The prior 2025 context in the supplied material also shows why the latest quarter matters. A related report said active clients had continued to decline at that time, even as the company argued that personalization improvements were helping performance. Now, in the May 2 quarter, active clients rose sequentially. That is the first sign in this material that the reset is changing the direction of client momentum.
The industry implication is simple but not small. Apparel e-commerce cannot rely only on endless browsing. Stitch Fix is betting that guided discovery still has value if it saves time, improves fit, and gives shoppers enough control to avoid feeling boxed in.
Customers and investors will judge different parts of the same experiment
Customers will not grade Stitch Fix on AI. They’ll grade it on whether the clothes fit, whether the styles feel relevant, and whether the service reduces shopping friction.
Stylists may read the new tools differently. Stylist Connect could deepen the client relationship by keeping stylists involved outside the Fix. AI Style Assistant could also shift more of the front-end interaction toward automation. The source material does not say how this affects stylist labor or staffing, so that remains an open question.
Investors will look for a cleaner pattern: can Stitch Fix keep active clients growing without sacrificing revenue quality? Can assortment improvements translate into repeat behavior? Can AI make the service more useful without making it feel generic?
The company’s pitch is that AI technology, human stylists, and leading brands together help meet more client needs. That is a credible strategy on paper. The next several quarters have to show whether it creates a client flywheel.
The next proof point is repeat habit, not novelty
Stitch Fix’s quarter suggests personal styling still has demand when the experience becomes more flexible. The company added interaction, choice, and AI-assisted tools at the same time it posted 4.7% revenue growth and sequential active client growth.
The risk is that the market treats this as a temporary lift if active clients stall again.
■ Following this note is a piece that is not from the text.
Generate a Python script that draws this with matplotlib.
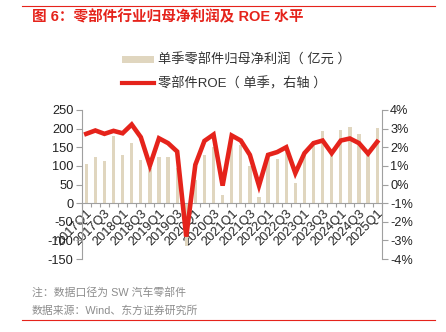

The evidence that would strengthen the turnaround thesis is straightforward: continued quarter-over-quarter active client growth, stable or rising revenue per active client, stronger repeat behavior, and signs that new tools like Stitch Fix Vision, Stylist Connect, and AI Style Assistant increase engagement without turning the service into a generic apparel marketplace.
Stitch Fix has not proved the comeback. It has proved the model still has a pulse. The next test is whether personal styling can become a repeat habit again.
The Bottom Line
- Stitch Fix showed its first meaningful sign that client losses may be stabilizing.
- Revenue growth suggests its revamped personal shopping experience is gaining traction.
- Year-over-year client declines show the turnaround remains early and unproven.